During spring break of my freshman year of college I went to visit Pete at Ion Storm. Pete, who had always been mild-mannered and exceedingly deferential, now lived in a mansion, wore designer clothes, and when he opened his mouth a nonstop stream of profanity flowed forth. The Ion Storm offices, on the top floors of the tallest skyscraper in Dallas, were grandiose, with arcade machines, ping pong tables, a movie theater, a motion-capture studio, and over a hundred employees, almost all of them under 30. I was introduced to John Romero, which was a terrible letdown. Pete and I had practically worshiped him as a sort of demented, iconoclastic genius, and he had positioned himself as a rock star/god of the video game world. In person he was short, kind of funny-looking, and had the personality of a hyperactive 8-year-old. His laugh, which he deployed subsequent to saying anything at all, was a piercing hyena-like cackle. I immediately got the strong impression that no one at his own company could stand him, and I heard employees grumbling that instead of working he spent all day on eBay bidding on memorabilia about himself. We went out to dinner, in his fancy sports car (of which he owned something like eight), and he kind of acted like an arrogant jackass the whole time, irritating waiters and other restaurant patrons who had no idea who he was. He swore constantly, ceaselessly, relentlessly, and it seemed as if his whole nascent company had become a mirror of his own personality, with every employee screwing around and playing games and constantly trash talking. The most common salutation among employees was, “Hey, faggot.” It was like Pleasure Island, except with 20-somethings rather than children. After just a few days there I thought: Oh my god. If I had to spend more than a week here I would absolutely blow my brains out. And I saw then that Pete had adapted in the only way that he could: If you can’t beat ‘em, join ‘em.
Ion Storm was working on a game called Daikatana. I had seen a top secret design doc, which looked awesome, and I was dying to play the game. Pete had described to me the incredible AI — the fiendishly clever monsters who would hound the player over fields of boulders or through underwater caverns. When I arrived, I said, “Okay, let me see Daikatana!” Pete didn’t seem too enthused. He explained “We’re shifting over to a new engine, so there’s not all that much working right now, but … here, I think there’s one level you can play.” He loaded up a level, which was nothing special. And there were no enemies, no weapons, no game at all, really. I said, “This is all you have?” Pete said, “Yeah.” I said, “Isn’t this game supposed to be out for Christmas?” Pete said, “Uh, that’s not going to happen.” In fact it was years before Daikatana actually came out, by which point the game would have been obsolete even if it had worked, which it didn’t. The amazing AI that Pete had raved about was gone. The computer-controlled teammates who were supposed to follow you everywhere could barely navigate around corners or up ladders, which made the game basically unplayable. Apparently the guy who had programmed the awesome AI had quit, and his replacement couldn’t figure out the first guy’s code, so the company had to scrap that whole module and start over from scratch. Turnover was a huge problem at Ion Storm. At one point basically the whole development team quit en masse and left to start their own company. People in the industry used to joke that everyone who works in video games had quit Ion Storm at some point.

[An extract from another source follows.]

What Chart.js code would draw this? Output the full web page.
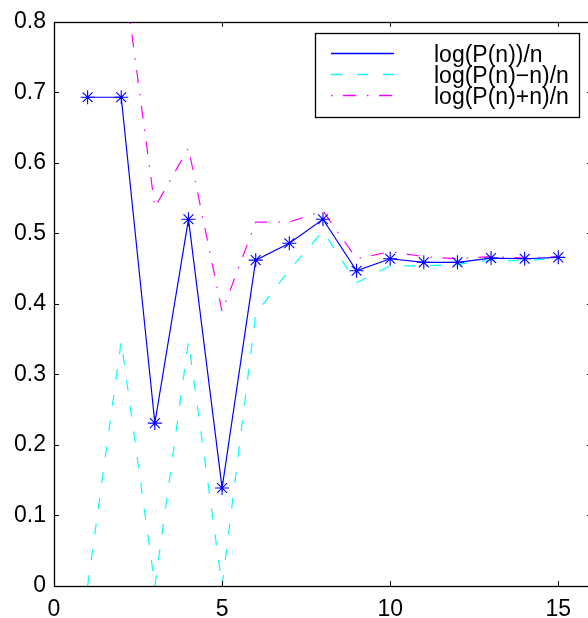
<!DOCTYPE html>
<html>
<head>
<meta charset="utf-8">
<script src="https://cdn.jsdelivr.net/npm/chart.js@4"></script>
<style>
  html, body { margin: 0; padding: 0; background: #fff; overflow: hidden; }
  #wrap { width: 588px; height: 618px; overflow: hidden; }
</style>
</head>
<body>
<div id="wrap"><canvas id="graphCanvas" width="600" height="618"></canvas></div>
<script>
// values, n = 1..15
var nValues = [1, 2, 3, 4, 5, 6, 7, 8, 9, 10, 11, 12, 13, 14, 15];
var logP = [0.693, 0.693, 0.231, 0.520, 0.139, 0.462, 0.486, 0.520, 0.447, 0.464, 0.459, 0.459, 0.465, 0.464, 0.466];
var logPminus = [0, 0.347, 0, 0.347, 0, 0.386, 0.448, 0.503, 0.430, 0.454, 0.454, 0.456, 0.462, 0.461, 0.465];
var logPplus = [1.099, 0.896, 0.537, 0.621, 0.389, 0.516, 0.516, 0.532, 0.464, 0.474, 0.467, 0.464, 0.467, 0.465, 0.467];
var seriesNames = ['log(P(n))/n', 'log(P(n)\u2212n)/n', 'log(P(n)+n)/n'];
var seriesColors = ['#0000ff', '#00ffff', '#ff00ff'];
var seriesDash = [[], [11, 15], [1.5, 10.5, 13, 11]];
var xTicks = [0, 5, 10, 15];

var fontFamily = 'Arial, "Liberation Sans", Helvetica, sans-serif';

function toPoints(ys) {
    var pts = [];
    for (var i in nValues) {
        pts.push({ x: nValues[i], y: ys[i] });
    }
    return pts;
}

// box around the plot with inward tick marks, like the original figure
var boxPlugin = {
    id: 'boxTicks',
    afterDraw: function (chart) {
        var ctx = chart.ctx;
        var a = chart.chartArea;
        var xs = chart.scales.x, ys = chart.scales.y;
        var tl = 5;
        ctx.save();
        ctx.strokeStyle = '#000';
        ctx.lineWidth = 1;
        ctx.beginPath();
        xs.ticks.forEach(function (t) {
            var px = Math.round(xs.getPixelForValue(t.value)) + 0.5;
            ctx.moveTo(px, a.bottom); ctx.lineTo(px, a.bottom - tl);
            ctx.moveTo(px, a.top); ctx.lineTo(px, a.top + tl);
        });
        ys.ticks.forEach(function (t) {
            var py = Math.round(ys.getPixelForValue(t.value)) + 0.5;
            ctx.moveTo(a.left, py); ctx.lineTo(a.left + tl, py);
            ctx.moveTo(a.right, py); ctx.lineTo(a.right - tl, py);
        });
        ctx.stroke();
        ctx.lineWidth = 1.3;
        ctx.strokeRect(Math.round(a.left) + 0.5, Math.round(a.top) + 0.5,
            Math.round(a.right - a.left), Math.round(a.bottom - a.top));
        ctx.restore();
    }
};

// legend in the upper right corner
var legendPlugin = {
    id: 'boxLegend',
    afterDraw: function (chart) {
        var ctx = chart.ctx;
        var bx = 315, by = 33, bw = 264, bh = 84;
        var rows = [53.5, 74.5, 95.5];
        ctx.save();
        ctx.fillStyle = '#fff';
        ctx.fillRect(bx, by, bw, bh);
        ctx.strokeStyle = '#000';
        ctx.lineWidth = 1.3;
        ctx.strokeRect(bx + 0.5, by + 0.5, bw, bh);
        for (var i = 0; i < seriesNames.length; i++) {
            ctx.strokeStyle = seriesColors[i];
            ctx.lineWidth = 1.3;
            ctx.setLineDash(seriesDash[i]);
            ctx.beginPath();
            ctx.moveTo(331, rows[i]);
            ctx.lineTo(394, rows[i]);
            ctx.stroke();
            ctx.setLineDash([]);
            ctx.fillStyle = '#000';
            ctx.font = '23px ' + fontFamily;
            ctx.textAlign = 'left';
            ctx.textBaseline = 'alphabetic';
            ctx.fillText(seriesNames[i], 434, rows[i] + 8);
        }
        ctx.restore();
    }
};

var chartdata = {
    datasets: [
        {
            label: seriesNames[0],
            data: toPoints(logP),
            borderColor: seriesColors[0],
            backgroundColor: seriesColors[0],
            borderWidth: 1.2,
            pointStyle: 'star',
            pointRadius: 7,
            pointBorderWidth: 1.1,
            pointBorderColor: seriesColors[0],
            tension: 0
        },
        {
            label: seriesNames[1],
            data: toPoints(logPminus),
            borderColor: seriesColors[1],
            borderWidth: 1.2,
            borderDash: seriesDash[1],
            pointRadius: 0,
            tension: 0
        },
        {
            label: seriesNames[2],
            data: toPoints(logPplus),
            borderColor: seriesColors[2],
            borderWidth: 1.2,
            borderDash: seriesDash[2],
            pointRadius: 0,
            tension: 0
        }
    ]
};

var graphTarget = document.getElementById('graphCanvas');

var lineGraph = new Chart(graphTarget, {
    type: 'line',
    data: chartdata,
    plugins: [boxPlugin, legendPlugin],
    options: {
        responsive: false,
        animation: false,
        events: [],
        layout: { padding: { top: 19, right: 7, left: 0, bottom: 0 } },
        plugins: {
            legend: { display: false },
            tooltip: { enabled: false }
        },
        scales: {
            x: {
                type: 'linear',
                min: 0,
                max: 16,
                afterFit: function (scale) { scale.height = 32; },
                afterBuildTicks: function (scale) {
                    scale.ticks = xTicks.map(function (v) { return { value: v }; });
                },
                grid: { display: false, drawTicks: false },
                border: { display: false },
                ticks: {
                    padding: 10,
                    color: '#000',
                    font: { family: fontFamily, size: 23 },
                    maxRotation: 0
                }
            },
            y: {
                min: 0,
                max: 0.8,
                afterFit: function (scale) { scale.width = 54; },
                grid: { display: false, drawTicks: false },
                border: { display: false },
                ticks: {
                    stepSize: 0.1,
                    padding: 8,
                    color: '#000',
                    font: { family: fontFamily, size: 23 },
                    callback: function (v) { return Math.round(v * 10) / 10; }
                }
            }
        }
    }
});
</script>
</body>
</html>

So anyway, I know Doom really well, and I’ve met some of the people described in this book, but even if I knew nothing about the subject I think I’d really enjoy the book, because it’s just so full of wacky characters, crazy stories, and most of all because it really captures the exhilaration of being absolutely and totally focused on a creative project and knowing that it’s going to be great. (By which I mean Doom, obviously, not Daikatana.) The book really immerses you in a magical-seeming world where everyone reads fantasy & science fiction, everyone plays Dungeons & Dragons, and everyone is creative and obsessed. And as I mentioned at the start, I am a bit more favorably inclined toward Romero after reading this book. Doom definitely wouldn’t have been the game it was without his unique personality, much as I found that personality grating at close proximity. (Though who knows how much the money & fame had contributed to it by that point.) Romero was the guy who really liked to play games. Carmack was the workaholic who really liked the abstract challenge of programming. Without Carmack, Romero spent all his time playing games and fell way behind the technological curve. But without Romero, Carmack has released a string of technologically superb games that don’t really innovate and aren’t really all that much fun. It’s an interesting dynamic. Anyway, it’s all in the book.